In una dura lettera del 16 maggio 1843 con oggetto: “legna rubata” l’autorità provinciale accusa gli amministratori di un comune montano di colpevole negligenza per non aver vigilato sul proprio patrimonio boschivo: “il riferitomi fatto ricade per anco a peso di Signori Amministratori Comunali i quali non si curano di vigilare sui devastatori dei boschi e non provvedono in modo che gli agenti salariati del Comune per tale servizio compiano il dovere loro”. Il Sindaco dovrà anche informare la guardia campestre che qualora non si dimostri più solerte nel suo compito “non solo sarà rimosso dal suo impiego, ma inoltre sarà sottoposto alla massima punizione.”. Inoltre dovrà “praticare le più accurate indagini per discoprire i rubatori della legna che era stata tagliata nei boschi comunali e informare a suo tempo questo Ufficio del risultato delle sue investigazioni”

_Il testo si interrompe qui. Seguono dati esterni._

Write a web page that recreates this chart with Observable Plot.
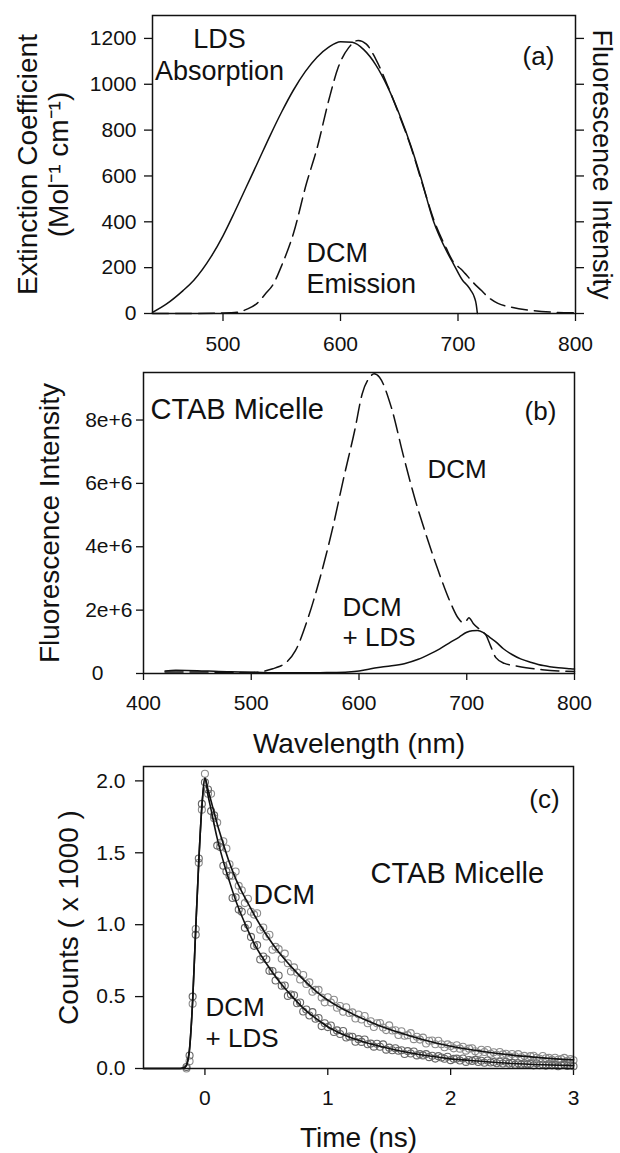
<!DOCTYPE html>
<html>
<head>
<meta charset="utf-8">
<script src="https://cdn.jsdelivr.net/npm/d3@7"></script>
<script src="https://cdn.jsdelivr.net/npm/@observablehq/plot@0.6"></script>
<style>
html, body { margin: 0; padding: 0; background: #fff; }
#wrap { position: relative; width: 620px; height: 1153px; overflow: hidden; background: #fff; }
#wrap svg { position: absolute; left: 0; }
</style>
</head>
<body>
<div id="wrap"></div>
<script>
// ---------- Panel (a): LDS absorption & DCM emission ----------
const absWavelength = [440, 452, 466, 475, 490, 500, 510, 520, 530, 540, 550, 560, 570, 580, 590, 600, 610, 620, 630, 640, 650, 660, 668, 679, 690, 696, 704, 708, 711, 714, 715.5, 716.5];
const absLDS        = [5, 42, 100, 144, 249, 339, 444, 554, 664, 775, 880, 975, 1055, 1118, 1162, 1186, 1183, 1150, 1085, 990, 870, 730, 600, 405, 275, 218, 144, 122, 100, 70, 40, 0];

const emWavelengthA = [440, 470, 500, 512, 520, 529, 536, 543, 550, 560, 571, 580, 590, 598, 607, 615, 622, 630, 640, 650, 660, 670, 680, 690, 696, 700, 702, 706, 712, 720, 726, 734, 745, 763, 780, 800];
const emDCMa        = [0, 0, 2, 5, 18, 44, 85, 130, 210, 350, 567, 720, 930, 1073, 1160, 1191, 1175, 1110, 995, 865, 725, 560, 400, 285, 225, 205, 196, 175, 140, 100, 70, 44, 28, 13, 6, 3];

const ticksAx = [500, 600, 700, 800];
const ticksAy = [0, 200, 400, 600, 800, 1000, 1200];

// ---------- Panel (b): fluorescence in CTAB micelle (units of 1e6) ----------
const bWavelengthDCM = [420, 450, 480, 500, 510, 520, 526, 531, 541, 553, 564, 575, 586, 596, 603, 610, 614, 619, 630, 641, 652, 663, 674, 686, 692, 697, 700, 702, 706, 713, 718, 722, 727, 735, 744, 755, 770, 785, 800];
const bDCM           = [0.05, 0.05, 0.03, 0.03, 0.06, 0.15, 0.22, 0.31, 0.72, 1.78, 3.04, 4.51, 6.2, 7.67, 8.83, 9.35, 9.46, 9.35, 8.4, 6.9, 5.5, 4.3, 3.2, 2.15, 1.75, 1.6, 1.68, 1.76, 1.58, 1.36, 1.2, 0.88, 0.5, 0.32, 0.25, 0.18, 0.12, 0.08, 0.06];

const bWavelengthMix = [420, 430, 450, 470, 490, 510, 530, 550, 570, 590, 600, 611, 625, 642, 655, 666, 675, 685, 693, 700, 705, 710, 715, 719, 727, 734, 742, 750, 760, 771, 785, 796, 800];
const bMix           = [0.08, 0.1, 0.09, 0.06, 0.05, 0.03, 0.02, 0.02, 0.03, 0.05, 0.08, 0.15, 0.22, 0.31, 0.45, 0.62, 0.78, 0.99, 1.15, 1.30, 1.35, 1.36, 1.3, 1.2, 1.0, 0.78, 0.6, 0.46, 0.35, 0.25, 0.18, 0.15, 0.14];

const ticksBx = [400, 500, 600, 700, 800];
const ticksBy = [0, 2, 4, 6, 8];

// ---------- Panel (c): fluorescence decays (counts x 1000) ----------
const tFit   = [-0.5, -0.2, -0.16, -0.13, -0.1, -0.075, -0.05, -0.025, 0, 0.025, 0.05, 0.1, 0.15, 0.2, 0.25, 0.3, 0.35, 0.4, 0.5, 0.6, 0.7, 0.8, 0.9, 1.0, 1.2, 1.4, 1.6, 1.8, 2.0, 2.25, 2.5, 2.75, 3.0];
const fitDCM = [0, 0, 0.01, 0.1, 0.47, 0.97, 1.44, 1.82, 2.02, 1.94, 1.86, 1.7, 1.56, 1.43, 1.32, 1.23, 1.15, 1.07, 0.93, 0.81, 0.71, 0.62, 0.54, 0.475, 0.38, 0.305, 0.245, 0.195, 0.155, 0.12, 0.093, 0.074, 0.06];
const fitMix = [0, 0, 0.01, 0.1, 0.47, 0.97, 1.44, 1.82, 2.02, 1.9, 1.8, 1.6, 1.44, 1.3, 1.17, 1.06, 0.96, 0.87, 0.73, 0.61, 0.51, 0.42, 0.35, 0.29, 0.21, 0.16, 0.12, 0.09, 0.067, 0.05, 0.035, 0.026, 0.02];

// measured points: channel 0 at -0.15 ns, channel width 0.025 ns
const decayStart = -0.15, decayStep = 0.025;
const decayDCM = [0.0, 0.05, 0.45, 0.97, 1.43, 1.8,
  2.05, 1.91, 1.91, 1.74, 1.71, 1.57, 1.58, 1.53, 1.42, 1.34,
  1.37, 1.27, 1.24, 1.15, 1.18, 1.09, 1.07, 1.08, 0.965, 0.98,
  0.918, 0.93, 0.826, 0.846, 0.83, 0.763, 0.799, 0.732, 0.675, 0.703,
  0.668, 0.619, 0.65, 0.588, 0.599, 0.534, 0.547, 0.547, 0.493, 0.46,
  0.495, 0.459, 0.478, 0.422, 0.435, 0.395, 0.426, 0.386, 0.39, 0.348,
  0.376, 0.341, 0.365, 0.315, 0.329, 0.289, 0.315, 0.316, 0.285, 0.267,
  0.30, 0.264, 0.266, 0.233, 0.259, 0.228, 0.232, 0.246, 0.204, 0.221,
  0.201, 0.215, 0.174, 0.193, 0.195, 0.169, 0.193, 0.169, 0.148, 0.168,
  0.156, 0.14, 0.162, 0.138, 0.151, 0.124, 0.138, 0.141, 0.12, 0.108,
  0.13, 0.115, 0.129, 0.103, 0.113, 0.096, 0.115, 0.098, 0.103, 0.084,
  0.101, 0.085, 0.1, 0.078, 0.088, 0.07, 0.086, 0.089, 0.075, 0.068,
  0.087, 0.071, 0.074, 0.06, 0.075, 0.061, 0.065, 0.074, 0.053, 0.065,
  0.057];
const decayMix = [0.01, 0.09, 0.5, 0.93, 1.46, 1.84,
  1.99, 1.94, 1.79, 1.76, 1.55, 1.54, 1.41, 1.37, 1.34, 1.186,
  1.19, 1.105, 1.09, 0.978, 1.0, 0.915, 0.853, 0.858, 0.758, 0.779,
  0.76, 0.679, 0.678, 0.612, 0.647, 0.575, 0.577, 0.505, 0.515, 0.509,
  0.454, 0.459, 0.396, 0.41, 0.369, 0.392, 0.346, 0.351, 0.295, 0.315,
  0.288, 0.299, 0.254, 0.265, 0.24, 0.261, 0.216, 0.223, 0.221, 0.186,
  0.204, 0.185, 0.202, 0.169, 0.173, 0.152, 0.172, 0.151, 0.168, 0.131,
  0.145, 0.127, 0.141, 0.123, 0.127, 0.101, 0.121, 0.104, 0.118, 0.091,
  0.1, 0.091, 0.1, 0.079, 0.089, 0.069, 0.086, 0.076, 0.068, 0.082,
  0.058, 0.067, 0.069, 0.056, 0.07, 0.046, 0.059, 0.053, 0.06, 0.045,
  0.054, 0.04, 0.056, 0.042, 0.045, 0.036, 0.047, 0.035, 0.047, 0.034,
  0.039, 0.026, 0.036, 0.027, 0.037, 0.029, 0.033, 0.022, 0.036, 0.023,
  0.028, 0.02, 0.03, 0.022, 0.027, 0.016, 0.023, 0.027, 0.018, 0.022,
  0.016];

const ticksCx = [0, 1, 2, 3];
const ticksCy = [0, 0.5, 1, 1.5, 2];

// ---------- build ----------
const FONT = "'Liberation Sans', Arial, Helvetica, sans-serif";
const INK = "#111";
const TICK_FS = 21;
const wrap = document.getElementById("wrap");
function place(svg, top) { svg.style.top = top + "px"; wrap.appendChild(svg); }
const zip = (xs, ys) => xs.map((x, i) => ({x, y: ys[i]}));
const note = (txt, o) => Plot.text([txt], {text: d => d, fontSize: 26, fill: INK, lineHeight: 1.17, ...o});
const title = (txt, o) => Plot.text([txt], {text: d => d, fontSize: 28, fill: INK, textAnchor: "middle", ...o});
const style = {fontFamily: FONT, fontSize: "20px", color: INK, background: "transparent", overflow: "visible"};

// Panel (a)
const plotA = Plot.plot({
  width: 620, height: 362,
  marginTop: 15, marginBottom: 49, marginLeft: 152, marginRight: 45,
  style,
  x: {domain: [440, 800]},
  y: {domain: [0, 1300]},
  marks: [
    Plot.axisX({ticks: ticksAx, tickSize: 8, tickPadding: 15, fontSize: TICK_FS, strokeWidth: 1.3, label: null, tickFormat: d => String(d)}),
    Plot.axisY({ticks: ticksAy, tickSize: 8, tickPadding: 8, fontSize: TICK_FS, strokeWidth: 1.3, label: null, tickFormat: d => String(d)}),
    Plot.axisY({ticks: ticksAy, anchor: "right", tickSize: 8, tickFormat: () => "", strokeWidth: 1.3, label: null}),
    Plot.line(zip(emWavelengthA, emDCMa), {x: "x", y: "y", curve: "monotone-x", stroke: INK, strokeWidth: 1.5, strokeDasharray: "16,7"}),
    Plot.line(zip(absWavelength, absLDS), {x: "x", y: "y", curve: "monotone-x", stroke: INK, strokeWidth: 1.5}),
    Plot.frame({stroke: INK, strokeWidth: 1.5}),
    note("LDS\nAbsorption", {x: [497], y: [1132], fontSize: 27}),
    note("DCM\nEmission", {x: [571], y: [201], textAnchor: "start", fontSize: 27}),
    note("(a)", {x: [768.5], y: [1126]}),
    title("Extinction Coefficient", {frameAnchor: "left", rotate: -90, dx: -124}),
    title("(Mol\u207B\u00B9 cm\u207B\u00B9)", {frameAnchor: "left", rotate: -90, dx: -93}),
    title("Fluorescence Intensity", {frameAnchor: "right", rotate: 90, dx: 26, fontSize: 27})
  ]
});
place(plotA, 0);

// Panel (b)
const plotB = Plot.plot({
  width: 620, height: 400,
  marginTop: 10, marginBottom: 89, marginLeft: 143, marginRight: 46,
  style,
  x: {domain: [400, 800]},
  y: {domain: [0, 9.5]},
  marks: [
    Plot.axisX({ticks: ticksBx, tickSize: 7, tickPadding: 15, fontSize: TICK_FS, strokeWidth: 1.3, label: null, tickFormat: d => String(d)}),
    Plot.axisY({ticks: ticksBy, tickSize: 7, tickPadding: 4, fontSize: TICK_FS, strokeWidth: 1.3, label: null,
      tickFormat: d => d === 0 ? "0\u00A0\u00A0\u00A0\u00A0\u00A0" : d + "e+6"}),
    Plot.line(zip(bWavelengthDCM, bDCM), {x: "x", y: "y", curve: "monotone-x", stroke: INK, strokeWidth: 1.5, strokeDasharray: "18,7"}),
    Plot.line(zip(bWavelengthMix, bMix), {x: "x", y: "y", curve: "monotone-x", stroke: INK, strokeWidth: 1.5}),
    Plot.frame({stroke: INK, strokeWidth: 1.5}),
    note("CTAB Micelle", {x: [406.5], y: [8.36], textAnchor: "start", fontSize: 29}),
    note("(b)", {x: [768.4], y: [8.3]}),
    note("DCM", {x: [663.6], y: [6.47], textAnchor: "start"}),
    note("DCM\n+ LDS", {x: [584.7], y: [1.64], textAnchor: "start"}),
    title("Fluorescence Intensity", {frameAnchor: "left", rotate: -90, dx: -93}),
    title("Wavelength (nm)", {frameAnchor: "bottom", lineAnchor: "top", dy: 60})
  ]
});
place(plotB, 362);

// Panel (c)
const ptsDCM = decayDCM.map((v, i) => ({x: decayStart + i * decayStep, y: v}));
const ptsMix = decayMix.map((v, i) => ({x: decayStart + i * decayStep, y: v}));
const plotC = Plot.plot({
  width: 620, height: 391,
  marginTop: 4, marginBottom: 85, marginLeft: 143, marginRight: 47,
  style,
  x: {domain: [-0.5, 3]},
  y: {domain: [0, 2.1]},
  marks: [
    Plot.axisX({ticks: ticksCx, tickSize: 7, tickPadding: 15, fontSize: TICK_FS, strokeWidth: 1.3, label: null, tickFormat: d => String(d)}),
    Plot.axisY({ticks: ticksCy, tickSize: 8, tickPadding: 10, fontSize: TICK_FS, strokeWidth: 1.3, label: null, tickFormat: d3.format(".1f")}),
    Plot.dot(ptsDCM, {x: "x", y: "y", r: 3.5, stroke: "#8c8c8c", strokeWidth: 1.1, fill: "none"}),
    Plot.dot(ptsMix, {x: "x", y: "y", r: 3.5, stroke: "#666", strokeWidth: 1.1, fill: "none"}),
    Plot.line(zip(tFit, fitDCM), {x: "x", y: "y", curve: "monotone-x", stroke: INK, strokeWidth: 1.6}),
    Plot.line(zip(tFit, fitMix), {x: "x", y: "y", curve: "monotone-x", stroke: INK, strokeWidth: 1.6}),
    Plot.frame({stroke: INK, strokeWidth: 1.5}),
    note("(c)", {x: [2.764], y: [1.882]}),
    note("CTAB Micelle", {x: [1.348], y: [1.368], textAnchor: "start", fontSize: 29}),
    note("DCM", {x: [0.395], y: [1.215], textAnchor: "start", fontSize: 27}),
    note("DCM\n+ LDS", {x: [0.005], y: [0.326], textAnchor: "start"}),
    title("Counts ( x 1000 )", {frameAnchor: "left", rotate: -90, dx: -74}),
    title("Time (ns)", {frameAnchor: "bottom", lineAnchor: "top", dy: 59})
  ]
});
place(plotC, 762);
</script>
</body>
</html>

Una lettera successiva autorizza il Sindaco “a vendere a licitazione privata le otto carra di legnami stati clandestinamente recisi nel bosco detto del Nicolà. Di tale vendita se ne farà risultare da regolare Ordinato da trasmettere all’approvazione di quest’Ufficio.”
Pochi quintali di legna tagliata abusivamente in un bosco comune facevano muovere allora le autorità centrali, mentre adesso si vuole affidare a privati la gestione dell’acqua e vendere beni demaniali come le spiagge per tappare (provvisoriamente) le voragini contabili.